Here at home in Toronto, such friendship exists in what we casually call "the caucus" - a small group of less than a dozen men and women that saw birth from informal lunches in inexpensive restaurants. Though we all think, write and talk differently, we share a commonality in having meals other than Filipino food.

That kind of friendship emerged not so much out of necessity but of wanting to express ourselves freely without fear of being hauled to court and slapped with a defamation complaint. An onion-skinned individual afflicted with diarrhea of the mouth has no place in this caucus.

Again based on experience, the first category - friendship based on utility - is the most widespread in Toronto's Filipino community. One can find this in practically all the associations and high-profile organizations that project themselves as charities or bleeding hearts.

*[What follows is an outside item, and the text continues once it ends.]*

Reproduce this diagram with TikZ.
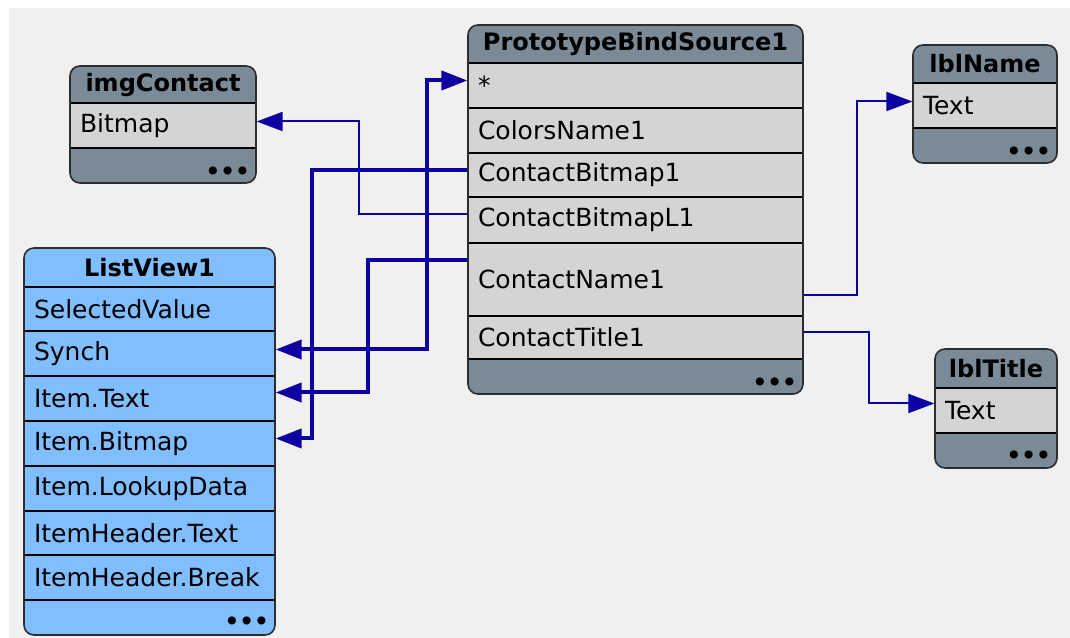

So long as one is useful to the organization in whatever capacity, such as helping raise money by selling tickets, recruiting new members, or covering up for leaders' misdeeds, etc., the person is accepted and soon becomes chummy-chummy with the officers of the organization. 

One organization enjoys the distinction of being, purportedly, a "savior" of the poor, etc., that kind of rubbish. Another refers to the organization as "volunteer-run" although its officials are recompensed for whatever they do or not do.

Many Filipinos here easily give in to this racket, perhaps to satisfy a sense of belonging, at a great price to their pockets and personal time with their families. In exchange, they get media exposure, mostly photo ops, in friendly newspapers.

It's a challenge for me as a journalist, at least, to find out the links between organizations, on the one hand, and the newspapers and local press club, on the other. Why is there an inordinate amount of news items and photos focusing only on selected organizations and individuals? Why? There is no question that the relationship is one of friendship based on utility.

One organization blows hot and cold on me. The "friendship" is seasonal. In summer, some of the officials of this group are amiable. Understandably so, because it is the season for their yearly extravaganza and they need constant media exposure for their event.

Now I remember how a low-level functionary had questioned why I, a media person, was being given a shirt - a cheap shirt at that for a souvenir - intended for volunteers. It was petty and the pettiness has upset me, knowing that such a shirt costs $2 in Chinatown.

If my friendship with the organization had been based on utility, why would she deny something she didn't own? What I'm doing, and have done in the past, were incomparable, money-wise, with her volunteer time even if she spent years getting involved. 

It's an insult. But what I didn't expect was forthcoming was the bigger insult. Measuring friendship, hours of toil, and out-of-pocket expenses because another person had accepted his utilitarian value in a meager way, was so belittling. That's quite a lesson for me.

Friendship based on pleasure is also common in Toronto. I know that pleasure has an erotic connotation and is usually interpreted in terms of sexual relationships. I will leave it at that. Private moments are private moments.